Consequently, the Mul/Rel start parameter must point to a fully
resolved discrete MIME entity, not a composite one.  Having the
composite type recurse seems to require a whole lot of complexity.
Keeping it simple seems like a "good thing".

Ed

On Fri, 03 Nov 1995 10:26:19 EST Al Gilman wrote:
To follow up on what Ed Levinson said ...
  
  Multipart/Related expects to know the content-type of the object root,
  the body part with which to start processing.  If the root is inside
  a Multipart/Alternative, that adds an additional level of binding or
  indirection that must be resolved before the MUA can determine which
  helper application gets invoked.
  
  Ed
  
What does it mean to "start processing?"  If the prime
substructure in a Multipart/Related happens to be a
Multipart/Alternative, then processing starts by resolving which
of the alternatives to employ.  It doesn't start by selecting a
helper from the "root type" information in the top level
composite.  But it knows right where to start, and how.

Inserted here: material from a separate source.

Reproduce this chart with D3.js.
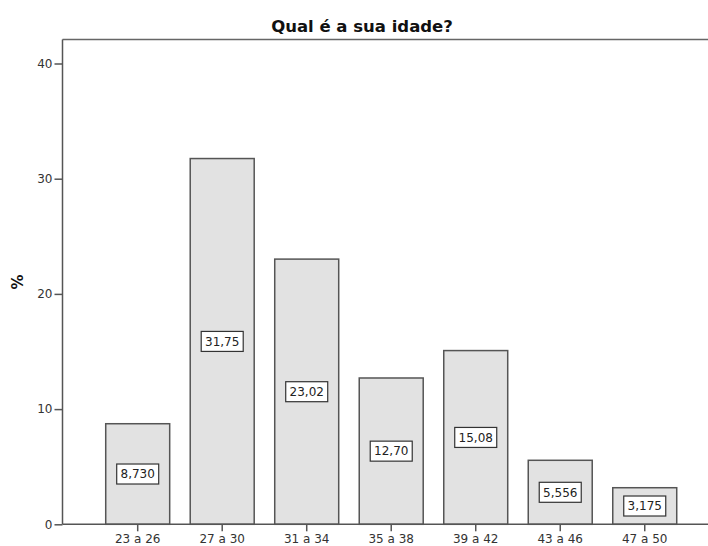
<!DOCTYPE html>
<html>
<head>
<meta charset="utf-8">
<script src="https://cdn.jsdelivr.net/npm/d3@7"></script>
<style>
	body { margin: 0; background: #fff; }
	text { font-family: 'DejaVu Sans', sans-serif; }
</style>
</head>
<body>
<script>
// data
var categories = ['23 a 26', '27 a 30', '31 a 34', '35 a 38', '39 a 42', '43 a 46', '47 a 50'];
var percents = [8.730, 31.75, 23.02, 12.70, 15.08, 5.556, 3.175];
var valueLabels = ['8,730', '31,75', '23,02', '12,70', '15,08', '5,556', '3,175'];
var yTicks = [0, 10, 20, 30, 40];

var dataset = categories.map(function (c, i) {
	return { cat: c, value: percents[i], label: valueLabels[i] };
});

// chart
var width = 708, height = 546;
var plot = { left: 62.5, right: 708, top: 39.5, bottom: 524.3 };

var svg = d3.select('body')
	.append('svg')
	.attr('width', width)
	.attr('height', height);

var x = d3.scaleBand()
	.domain(categories)
	.range([95.45, 687])
	.paddingInner(0.243)
	.paddingOuter(0.1215);

var y = d3.scaleLinear()
	.domain([0, 40])
	.range([plot.bottom, 63.5]);

// frame top
svg.append('line')
	.attr('x1', plot.left).attr('x2', plot.right)
	.attr('y1', plot.top).attr('y2', plot.top)
	.attr('stroke', '#666').attr('stroke-width', 1.5);

// bars
svg.selectAll('.bar')
	.data(dataset)
	.enter().append('rect')
	.attr('class', 'bar')
	.attr('x', function (d) { return x(d.cat); })
	.attr('y', function (d) { return y(d.value); })
	.attr('width', x.bandwidth())
	.attr('height', function (d) { return y(0) - y(d.value); })
	.attr('fill', '#e2e2e2')
	.attr('stroke', '#555')
	.attr('stroke-width', 1.5);

// value labels in boxes
var lbl = svg.selectAll('.lbl')
	.data(dataset)
	.enter().append('g')
	.attr('class', 'lbl')
	.attr('transform', function (d) {
		return 'translate(' + (x(d.cat) + x.bandwidth() / 2) + ',' + ((y(d.value) + y(0)) / 2) + ')';
	});

lbl.append('rect')
	.attr('x', -21).attr('y', -10)
	.attr('width', 42).attr('height', 20)
	.attr('fill', '#fff')
	.attr('stroke', '#333')
	.attr('stroke-width', 1.2);

lbl.append('text')
	.attr('text-anchor', 'middle')
	.attr('dy', '0.36em')
	.attr('font-size', 12)
	.attr('fill', '#222')
	.text(function (d) { return d.label; });

// axes
var x_axis = d3.axisBottom(x).tickSize(7).tickPadding(3);
var y_axis = d3.axisLeft(y).tickValues(yTicks).tickSize(8).tickPadding(2);

var gx = svg.append('g')
	.attr('class', 'x axis')
	.attr('transform', 'translate(0,' + plot.bottom + ')')
	.call(x_axis);
gx.select('.domain').attr('d', 'M' + plot.left + ',0H' + plot.right);

var gy = svg.append('g')
	.attr('class', 'y axis')
	.attr('transform', 'translate(' + plot.left + ',0)')
	.call(y_axis);
gy.select('.domain').attr('d', 'M0,' + plot.top + 'V' + plot.bottom);

svg.selectAll('.axis .domain').attr('stroke', '#555').attr('stroke-width', 1.5);
svg.selectAll('.axis .tick line').attr('stroke', '#555').attr('stroke-width', 1.5);
svg.selectAll('.axis text')
	.attr('font-family', "'DejaVu Sans', sans-serif")
	.attr('font-size', 12)
	.attr('fill', '#333');

// title
svg.append('text')
	.attr('x', 362)
	.attr('y', 32)
	.attr('text-anchor', 'middle')
	.attr('font-size', 16.5)
	.attr('font-weight', 'bold')
	.attr('fill', '#111')
	.text('Qual é a sua idade?');

// y label
svg.append('text')
	.attr('transform', 'translate(23,282) rotate(-90)')
	.attr('text-anchor', 'middle')
	.attr('font-size', 15)
	.attr('font-weight', 'bold')
	.attr('fill', '#111')
	.text('%');
</script>
</body>
</html>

If the RFC actually restricts content-type [as applied to the
root] to be a fully-resolved, non-multipart type, then this
language is in conflict with the language elsewhere that says the
composition methods recurse.

As you will probably have guessed, I would vote to "save the
trees."  But I don't need to put any tree-descriptions in as type
designations in any of the multipart aggregators: so long as I
can use multipart types to characterize the child parts.